Unfortunately, most of Ohm's time had now to be taken up with his teaching duties. Only for his self-sacrifice in the matter, his success as a teacher would doubtless have been less marked. Science itself must have suffered, however, from this pre-occupation of mind with a round of conventional duties, since Ohm could no longer devote his time to original research. In the meantime, his great discovery was coming to its own. During these ten years since the publication of his book, a number of distinguished physicists in every country—Poggendorff, and especially Fechner, in Germany, Jacobi and Lenz in Russia, Henry in America, Rosenkoeld in Sweden, and De Heer in Holland—took up the problems of the current strength of electricity as set forth in Ohm's law, and confirmed his conclusion by their investigations along similar lines. The French physicist and member of the Academy of Sciences, Pouillet, applied Ohm's ideas to thermo-electricity and pyro-electricity, employing his terms and bringing his work to the notice of foreigners generally, so that a translation of Ohm's work was made into English.
Ohm's work at once attracted the attention that it deserved in England. The Royal Society conferred on him the Copley Medal, which had been founded as a reward for important discoveries in the domain of natural knowledge. Before Ohm's time only one other German scientist, Carl Friedrich Gauss, of Göttingen, had ever been thus honored. The words employed by the Royal Society in conferring this distinction showed how thoroughly the representatives of English science appreciated Ohm's work. They said that he had set forth the laws of the electric current very clearly, and thus accomplished the solution of a problem which was as important in the realm of applied science as it had hitherto been in the schools. Recognition now became the rule, and Ohm had the satisfaction of having all his colleagues in the physical sciences acknowledge the significance of his work.

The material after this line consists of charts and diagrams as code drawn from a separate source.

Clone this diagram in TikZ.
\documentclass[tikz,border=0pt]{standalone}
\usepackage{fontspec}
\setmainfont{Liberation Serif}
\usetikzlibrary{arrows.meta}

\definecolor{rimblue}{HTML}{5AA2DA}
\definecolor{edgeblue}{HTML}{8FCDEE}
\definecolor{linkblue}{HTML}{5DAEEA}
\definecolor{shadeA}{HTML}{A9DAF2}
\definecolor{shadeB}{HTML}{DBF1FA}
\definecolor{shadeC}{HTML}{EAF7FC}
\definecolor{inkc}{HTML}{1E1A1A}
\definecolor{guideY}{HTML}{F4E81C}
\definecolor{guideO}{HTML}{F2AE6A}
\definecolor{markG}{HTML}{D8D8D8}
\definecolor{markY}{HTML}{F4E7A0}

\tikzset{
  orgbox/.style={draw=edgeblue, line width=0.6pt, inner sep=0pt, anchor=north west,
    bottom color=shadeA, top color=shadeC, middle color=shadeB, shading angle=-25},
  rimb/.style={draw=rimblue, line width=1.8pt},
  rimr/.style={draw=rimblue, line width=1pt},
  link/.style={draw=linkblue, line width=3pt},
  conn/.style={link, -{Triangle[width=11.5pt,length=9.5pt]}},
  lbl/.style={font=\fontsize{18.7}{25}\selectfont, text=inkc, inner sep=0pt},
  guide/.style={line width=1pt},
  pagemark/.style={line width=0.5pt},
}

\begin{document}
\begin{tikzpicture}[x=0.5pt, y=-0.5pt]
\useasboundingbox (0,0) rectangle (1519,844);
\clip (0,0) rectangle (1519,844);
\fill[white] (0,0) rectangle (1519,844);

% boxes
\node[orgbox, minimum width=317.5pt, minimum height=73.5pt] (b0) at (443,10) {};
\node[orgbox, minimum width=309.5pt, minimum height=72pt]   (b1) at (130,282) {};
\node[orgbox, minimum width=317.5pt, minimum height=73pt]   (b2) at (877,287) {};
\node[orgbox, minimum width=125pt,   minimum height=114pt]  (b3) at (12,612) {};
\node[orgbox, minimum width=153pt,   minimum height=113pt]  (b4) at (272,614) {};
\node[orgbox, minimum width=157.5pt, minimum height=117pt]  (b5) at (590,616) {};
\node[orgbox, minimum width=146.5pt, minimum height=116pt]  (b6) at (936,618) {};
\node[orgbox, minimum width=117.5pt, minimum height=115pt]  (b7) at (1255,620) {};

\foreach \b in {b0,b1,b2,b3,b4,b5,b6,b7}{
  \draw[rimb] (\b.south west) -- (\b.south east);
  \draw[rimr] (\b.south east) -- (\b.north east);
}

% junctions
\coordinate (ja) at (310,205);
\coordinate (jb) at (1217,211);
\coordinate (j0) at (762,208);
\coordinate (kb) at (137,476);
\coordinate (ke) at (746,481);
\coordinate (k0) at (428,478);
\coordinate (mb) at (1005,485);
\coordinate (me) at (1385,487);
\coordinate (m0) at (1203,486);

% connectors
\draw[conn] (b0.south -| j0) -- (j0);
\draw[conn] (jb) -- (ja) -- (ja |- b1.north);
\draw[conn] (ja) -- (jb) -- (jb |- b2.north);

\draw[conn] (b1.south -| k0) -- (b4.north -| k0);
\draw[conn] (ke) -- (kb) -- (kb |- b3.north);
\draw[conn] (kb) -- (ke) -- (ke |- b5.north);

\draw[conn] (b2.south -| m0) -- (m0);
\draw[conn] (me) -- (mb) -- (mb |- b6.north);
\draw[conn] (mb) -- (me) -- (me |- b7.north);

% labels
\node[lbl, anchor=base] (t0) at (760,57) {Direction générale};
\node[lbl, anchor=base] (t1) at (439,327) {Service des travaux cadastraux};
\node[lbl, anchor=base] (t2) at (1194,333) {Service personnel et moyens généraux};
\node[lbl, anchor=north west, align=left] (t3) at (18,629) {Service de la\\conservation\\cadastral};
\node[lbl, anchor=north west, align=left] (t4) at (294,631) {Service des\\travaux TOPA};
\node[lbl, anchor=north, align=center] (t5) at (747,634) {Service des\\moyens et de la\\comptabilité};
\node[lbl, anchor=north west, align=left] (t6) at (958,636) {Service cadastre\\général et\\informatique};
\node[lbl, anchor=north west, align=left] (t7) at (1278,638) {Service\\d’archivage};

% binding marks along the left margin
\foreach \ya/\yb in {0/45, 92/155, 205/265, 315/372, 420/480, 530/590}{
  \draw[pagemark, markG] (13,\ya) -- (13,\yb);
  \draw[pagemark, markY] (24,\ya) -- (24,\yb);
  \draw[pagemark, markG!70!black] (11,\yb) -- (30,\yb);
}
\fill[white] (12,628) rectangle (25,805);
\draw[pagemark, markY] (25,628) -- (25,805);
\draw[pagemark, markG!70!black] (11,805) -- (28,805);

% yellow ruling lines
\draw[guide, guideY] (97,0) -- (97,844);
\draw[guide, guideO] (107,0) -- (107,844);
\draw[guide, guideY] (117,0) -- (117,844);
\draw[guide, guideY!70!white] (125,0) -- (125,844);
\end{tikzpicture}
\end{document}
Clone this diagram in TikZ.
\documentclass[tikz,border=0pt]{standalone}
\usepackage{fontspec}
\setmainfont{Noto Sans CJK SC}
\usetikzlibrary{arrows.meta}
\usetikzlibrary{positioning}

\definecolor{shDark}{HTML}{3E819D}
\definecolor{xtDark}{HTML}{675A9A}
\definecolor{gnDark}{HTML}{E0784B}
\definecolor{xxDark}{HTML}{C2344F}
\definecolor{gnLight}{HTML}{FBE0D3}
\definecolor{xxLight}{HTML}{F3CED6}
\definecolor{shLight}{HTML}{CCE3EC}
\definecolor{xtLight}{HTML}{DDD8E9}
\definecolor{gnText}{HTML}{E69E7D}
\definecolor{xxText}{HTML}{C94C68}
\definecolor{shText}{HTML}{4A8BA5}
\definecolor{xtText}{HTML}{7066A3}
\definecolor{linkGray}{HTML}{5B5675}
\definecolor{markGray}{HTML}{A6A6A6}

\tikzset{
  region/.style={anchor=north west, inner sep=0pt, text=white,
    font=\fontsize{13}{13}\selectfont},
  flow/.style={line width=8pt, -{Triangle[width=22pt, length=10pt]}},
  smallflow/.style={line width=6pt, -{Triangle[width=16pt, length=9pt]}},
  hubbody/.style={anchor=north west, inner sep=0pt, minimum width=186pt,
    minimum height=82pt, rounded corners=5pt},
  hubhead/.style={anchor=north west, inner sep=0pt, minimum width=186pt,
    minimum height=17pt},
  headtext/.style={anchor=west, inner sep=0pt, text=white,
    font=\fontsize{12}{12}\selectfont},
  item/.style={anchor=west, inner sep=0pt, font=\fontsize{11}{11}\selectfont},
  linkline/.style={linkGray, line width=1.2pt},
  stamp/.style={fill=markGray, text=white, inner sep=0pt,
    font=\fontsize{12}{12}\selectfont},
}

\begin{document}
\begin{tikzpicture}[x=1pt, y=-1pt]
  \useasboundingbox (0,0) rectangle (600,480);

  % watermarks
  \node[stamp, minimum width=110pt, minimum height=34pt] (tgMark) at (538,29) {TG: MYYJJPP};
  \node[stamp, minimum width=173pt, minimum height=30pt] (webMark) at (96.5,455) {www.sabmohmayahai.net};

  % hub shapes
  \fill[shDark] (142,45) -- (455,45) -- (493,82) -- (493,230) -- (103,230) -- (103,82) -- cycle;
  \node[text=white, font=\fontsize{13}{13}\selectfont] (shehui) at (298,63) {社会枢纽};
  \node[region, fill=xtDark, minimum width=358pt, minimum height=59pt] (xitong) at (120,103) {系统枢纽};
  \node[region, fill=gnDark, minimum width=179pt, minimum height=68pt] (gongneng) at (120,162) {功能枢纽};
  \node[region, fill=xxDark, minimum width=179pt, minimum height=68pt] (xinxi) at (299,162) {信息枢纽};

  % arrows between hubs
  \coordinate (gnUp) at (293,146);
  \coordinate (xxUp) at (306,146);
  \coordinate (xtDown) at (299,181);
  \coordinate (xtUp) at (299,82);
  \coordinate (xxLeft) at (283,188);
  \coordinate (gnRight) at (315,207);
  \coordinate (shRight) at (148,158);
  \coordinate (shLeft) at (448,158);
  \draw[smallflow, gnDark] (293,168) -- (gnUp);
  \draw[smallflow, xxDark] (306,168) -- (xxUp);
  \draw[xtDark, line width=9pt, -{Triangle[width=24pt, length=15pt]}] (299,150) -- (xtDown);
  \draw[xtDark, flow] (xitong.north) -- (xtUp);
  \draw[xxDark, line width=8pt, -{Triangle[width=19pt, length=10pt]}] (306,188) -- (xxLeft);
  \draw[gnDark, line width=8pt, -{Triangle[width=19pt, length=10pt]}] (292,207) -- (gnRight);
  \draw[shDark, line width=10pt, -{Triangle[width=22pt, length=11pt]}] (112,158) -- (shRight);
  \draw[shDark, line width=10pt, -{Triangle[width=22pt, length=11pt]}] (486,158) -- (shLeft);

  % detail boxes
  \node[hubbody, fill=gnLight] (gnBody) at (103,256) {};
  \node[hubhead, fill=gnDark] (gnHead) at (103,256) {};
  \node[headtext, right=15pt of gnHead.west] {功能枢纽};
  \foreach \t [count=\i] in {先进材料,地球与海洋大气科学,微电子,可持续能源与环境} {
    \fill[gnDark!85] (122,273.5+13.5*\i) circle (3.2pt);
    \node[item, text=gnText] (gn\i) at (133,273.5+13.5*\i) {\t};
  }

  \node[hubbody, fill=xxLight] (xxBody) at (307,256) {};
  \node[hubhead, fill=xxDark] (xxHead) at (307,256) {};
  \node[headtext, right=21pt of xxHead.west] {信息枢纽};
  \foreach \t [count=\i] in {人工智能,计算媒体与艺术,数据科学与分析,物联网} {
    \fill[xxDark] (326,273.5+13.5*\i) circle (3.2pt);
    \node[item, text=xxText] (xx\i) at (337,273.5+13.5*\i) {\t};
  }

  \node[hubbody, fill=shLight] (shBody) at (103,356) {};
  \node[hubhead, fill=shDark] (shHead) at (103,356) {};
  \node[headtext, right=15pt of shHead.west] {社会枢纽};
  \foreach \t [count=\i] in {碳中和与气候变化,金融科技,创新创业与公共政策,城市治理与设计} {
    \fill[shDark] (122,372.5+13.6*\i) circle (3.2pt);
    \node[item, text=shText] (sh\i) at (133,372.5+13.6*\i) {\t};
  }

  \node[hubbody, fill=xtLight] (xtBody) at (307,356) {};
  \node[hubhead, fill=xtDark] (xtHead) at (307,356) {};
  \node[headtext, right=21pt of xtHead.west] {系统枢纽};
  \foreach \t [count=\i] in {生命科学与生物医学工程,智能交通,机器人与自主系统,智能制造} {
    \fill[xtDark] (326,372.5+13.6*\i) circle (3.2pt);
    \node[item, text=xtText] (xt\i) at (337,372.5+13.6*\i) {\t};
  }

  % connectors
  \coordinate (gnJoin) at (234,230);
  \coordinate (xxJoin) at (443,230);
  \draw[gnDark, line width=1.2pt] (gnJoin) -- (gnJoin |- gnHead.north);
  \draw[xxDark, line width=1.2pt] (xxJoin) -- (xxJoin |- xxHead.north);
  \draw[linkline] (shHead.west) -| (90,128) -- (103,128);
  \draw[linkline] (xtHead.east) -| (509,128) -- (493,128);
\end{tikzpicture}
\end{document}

Ohm's recognition, then, came from foreigners first, and only afterwards from his fellow-countrymen. Immediate appreciation might have meant much for him, and even this tardy recognition gave him renewed courage and new strength to go on with his work. He gave effective expression at once to his gratitude and to the stimulus that had been afforded him by the dedication to the Royal Society of London of the great work, "Contributions to molecular Physics," which he planned.
The year after he received the Copley Medal, he was made a Foreign Associate of the Royal Society of England, and from this time on his discoveries began to find their way into text-books as fundamental doctrines in the science of electricity. German and foreign scientific bodies followed the English example so happily set for them, and began to give him their recognition as a physicist of the first rank. Ohm's further observations were, for a time, not accepted so readily as his first law. The reason for this was that Ohm was so far ahead of his times that there was not as yet in existence a suitable electroscope to test their truth. Finally, the invention of an exact electrometer by Dellman, and its application by Professor Kohlrausch, of Marburg, made the experimental confirmation of all his work quite as significant as for his law.
It is a striking reflection on Ohm's career, though not very encouraging for the discoverer in science, to realize that some important discoveries, which thus proved eventually quite as epoch-making as his law, had lain for practically ten years neglected, and their magnificently endowed author had been allowed to eke out a rather difficult existence in teaching, not in the important department of science in which he was so great a master, but in certain conventional phases of mathematics which might very well have been taught by almost anyone who knew the elements of higher mathematics. Ohm's case is not a solitary phenomenon in the history of science, however, but rather follows the rule, that a genuine novelty is seldom welcomed by the leaders of science at any given moment; but, on the contrary, rather decried, and its discoverer always frigidly put in his proper place by those who resent his audacity in presuming to teach them something new in their own science.
Having thus illuminated electricity and acoustics, Ohm turned his attention to the department of optics. His power to simplify difficulties and get at the heart of obscure problems is illustrated by his contribution to this subject, made while he was professor of physics in the University of Munich. Optics had early engaged his attention, and in 1840 he published a paper in Poggendorff's Annalen, bearing the title, "A Description of some simple and easily managed Arrangements for making the Experiment of the Interference of Light." With his usual faculty for simplifying things, he showed that the interference prisms which were made so carefully by the French could be constructed from common plate-glass. He was indeed able to demonstrate that a simple strip from the edge of a piece of such glass could be used for this purpose.
He pursued this absorbing subject until 1852-53, and then set himself the difficult task of developing a general theory of these phenomena of interference which are so rich in form and color. The problem was indeed alluring, but some of the best minds in nineteenth century science in Europe had been engaged at it, without bringing much order out of the chaos, and it would have looked quite unpromising to anyone but Ohm, to whom, the greater the difficulty of a subject, the more the attraction it possessed. With his wonderful power of synthesis and his capacity to discover a clue to the way through a maze of difficulties, Ohm succeeded in finding a formula of great simplicity and beauty and which covered all the individual colors. It was only after he had reached his conclusions and was actually publishing his results, that the German scientist found that he had been anticipated by Professor Langberg, of Christiania, in Norway, with regard to the principal points of his investigation, though not as to all its details. Professor Langberg[28] had published his article in the Norwegian Magazine for Natural Sciences in 1841, and an abstract of it had appeared the following year in the first complementary volume (Erganzungsband) of Poggendorff's Annalen.
Of this publication by Professor Langberg, Ohm had known absolutely nothing. He had even gone to some pains to find out, before undertaking his own investigation, whether anything had been published on the matter. At the sessions of the German Naturalists' Association, held in 1852, he had called the attention of many prominent physicists and mineralogists who were present at that meeting to the colored concentric ellipses which occur in connection with certain crystals used in the investigation of polarization. He asked whether these had ever been seen before, or whether anything had been written about them. All of those whom he consulted declared that they had not observed them, and that, so far as they knew, nothing had been published with regard to them. Accordingly, Ohm proceeded with his work, only to find, after its formal publication, that he had been almost entirely anticipated and that the merit of original discovery belonged to his Norwegian colleague.